Permits and oversight
Texas State says all testing will be done under controlled conditions on a specially designed concrete pad and that any water used during testing will be collected, treated and disposed of under environmental procedures, according to the university release. The school also says X‑Bow has obtained the required permits and will comply with Texas Commission on Environmental Quality rules. Even so, advocates say the public has not yet seen full contingency plans or detailed monitoring proposals, concerns that have surfaced in regional coverage of the project, as reported by Yahoo News.
Why the Edwards Aquifer matters
The Edwards Aquifer supplies drinking water to roughly 2.5 million Texans and sustains major spring systems, including the San Marcos and Comal springs, which makes potential contamination a regional issue rather than a purely local squabble, according to the Edwards Aquifer Authority.

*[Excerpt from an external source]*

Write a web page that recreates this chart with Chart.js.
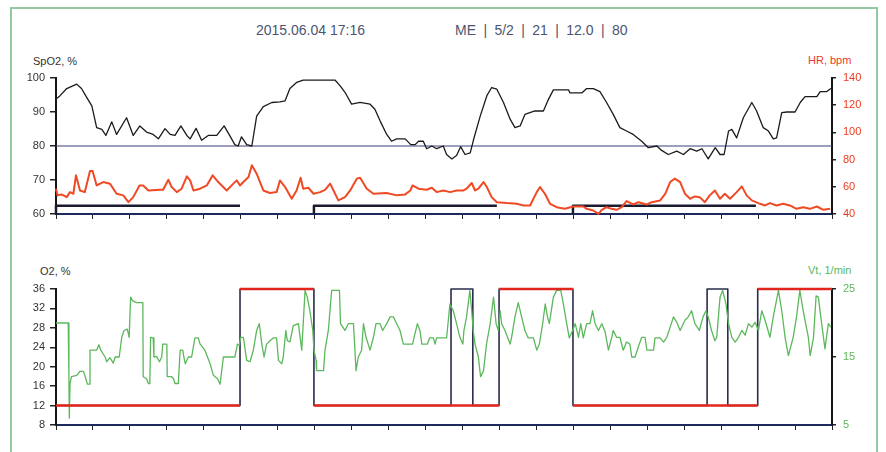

That broader importance helps explain the fast response from conservation groups, whose petition drew dozens of signatures within days of going live on Change.org.
Texas State and X‑Bow frame the project as a Hill Country win that brings research opportunities and workforce training, with safety measures built in. Opponents counter that relocating the tests away from the recharge zone is the only sure way to protect local springs and drinking water. In the coming weeks, residents can expect more community meetings, fresh questions for regulators, and pointed requests for monitoring details as the fight over what happens at Freeman Ranch continues to heat up.